GenoLeWM¶

Action-conditioned latent world models for genomic edits.

GenoLeWM treats a genomic edit as an action. A frozen DNA encoder maps a reference window to a latent state, and a trainable predictor estimates the post-edit latent state from that state plus the structured edit.

The package is alpha research software. It is installable, typed, tested, benchmarked, and published with public artifacts.

Checkpoint validity notice (2026-07-10): Every published v0.1 and v0.2.1 checkpoint uses legacy_raw_v1. encoder.normalize: true was not applied, so those runs trained and evaluated on raw pooled Carbon states. Training sources used global pooling while targets were edit-centered. Historical centered pools were shifted one hidden token left because the leading <dna> token was omitted from the token offset; rollout and candidate centers also differed, and cache v1 omitted the center identity.

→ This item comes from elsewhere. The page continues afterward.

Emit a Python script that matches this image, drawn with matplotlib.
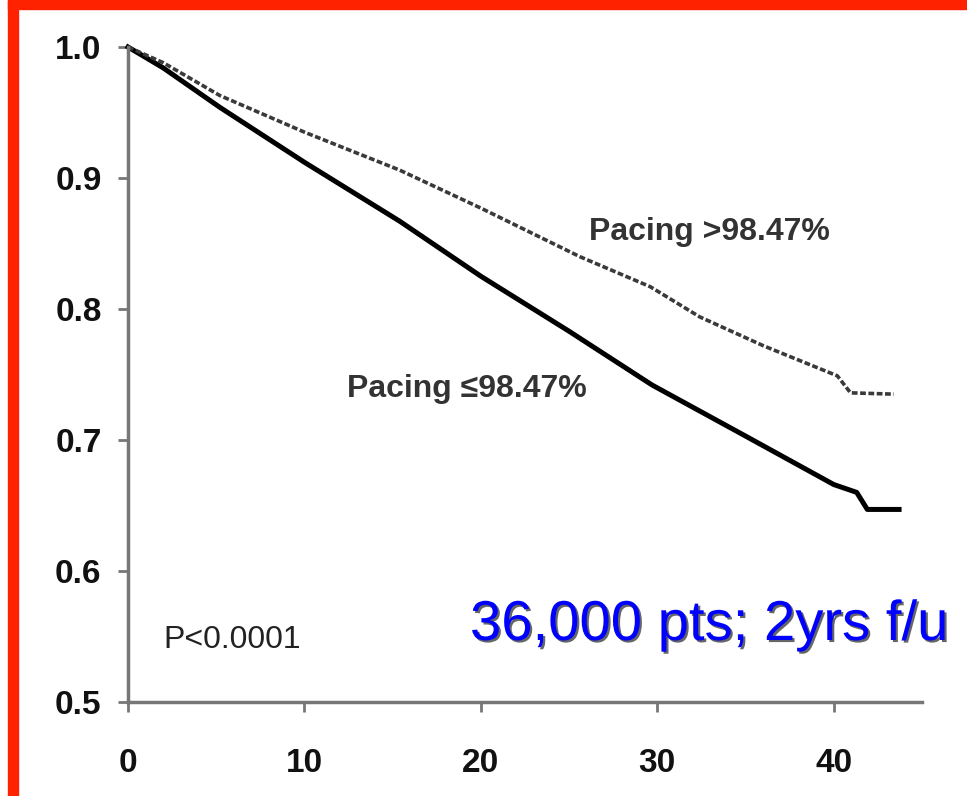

The pinned Carbon tokenizer.py also performed an unpinned, network-capable Qwen/Qwen3-4B-Base lookup, so the prior runtime was not self-contained. In the v0.2.1 Phase 2 run, KL was computed from frozen target states and supplied no gradient to the trainable parameters. Published metrics are historical legacy-implementation outputs. These defects invalidate the checkpoints and metrics as evidence for the intended normalized method. Corrected results require a new l2_normalized_v2 lineage. The local pure-DNA tokenizer and token-layout-aware centering repairs establish code contracts only, not model quality.

Start Here¶

Public Artifacts¶

Artifact	Link
PyPI package	https://pypi.org/project/geno-lewm/0.2.1/
Source/wheel release	https://github.com/AbdelStark/GenoLeWM/releases/tag/v0.2.1
Model package	https://huggingface.co/abdelstark/geno-lewm
Dataset package	https://huggingface.co/datasets/abdelstark/geno-lewm-data
Verified v0.3 variant-membership candidate	Exact Hub commit `96e97a7f…`
Verified v0.3 membership split evidence	Exact Hub commit `6d2ec7dd…`
Verified schema-1.1 v0.3 snapshot candidate	Exact Hub commit `712d612d…`
Historical v0.2.1 benchmark/planning/paper tree	https://huggingface.co/abdelstark/geno-lewm-runs/tree/main/geno-lewm-v021-strong-4f36eef-10k-r1
Historical v0.2.1 generated paper	https://huggingface.co/abdelstark/geno-lewm-runs/resolve/main/geno-lewm-v021-strong-4f36eef-10k-r1/paper/paper.serious-completion.md

Core Commands¶

python -m pip install geno-lewm
geno-lewm-verify examples/data/verify_receipt/receipt.json \
  --manifest examples/data/verify_receipt/manifest.json
geno-lewm-train --fixture-smoke --run-dir /tmp/geno-lewm-smoke --steps 50

Use geno-lewm[eval] for FASTA/VCF evaluation and geno-lewm[train] for Carbon-backed training paths.

Current Boundaries¶

No corrected normalized-method result is published. Existing checkpoints and metrics are legacy_raw_v1 historical outputs.
The v0.2.1 Phase 2 KL changed the reported scalar loss but had no gradient with respect to the optimized predictor and action encoder.
No clinical utility claim.
No broad model-quality claim.
No K=20 rollout-speed closure.
No useful-planning claim from the current planning demo.
A real checksum-closed v0.3 variant-membership candidate is published and independently verified at exact Hub commit 96e97a7ffe1e9ad8f9a98f690b220a32ac75ddc2. It is not a released v0.3 snapshot or phased-haplotype holdout. Its placed-window and held-role split evidence is separately published and independently verified at exact Hub commit 6d2ec7dd68af636ba8c594774c3c55a236c0995f. A schema-1.1.0 snapshot candidate assembled from those inputs is published and independently verified at exact Hub commit 712d612d85ea6341b8ce17bd3460ff5c2207b802. Its report explicitly keeps released_v03_snapshot=false and phased_haplotype_membership=false; it is not corrected model-quality, benchmark, representativeness, or clinical evidence.
No GenoLeWM-FX model or demo ships; the FX pivot is stopped at the feasibility gate.
The FX precomputed-Borzoi rescue is complete as a no-positive-claim result: the residual lift is small and non-significant, no model-quality claim is open, and exact fipip overlap is not claimed.
No runtime or privacy assurance beyond local execution contracts and checksum provenance.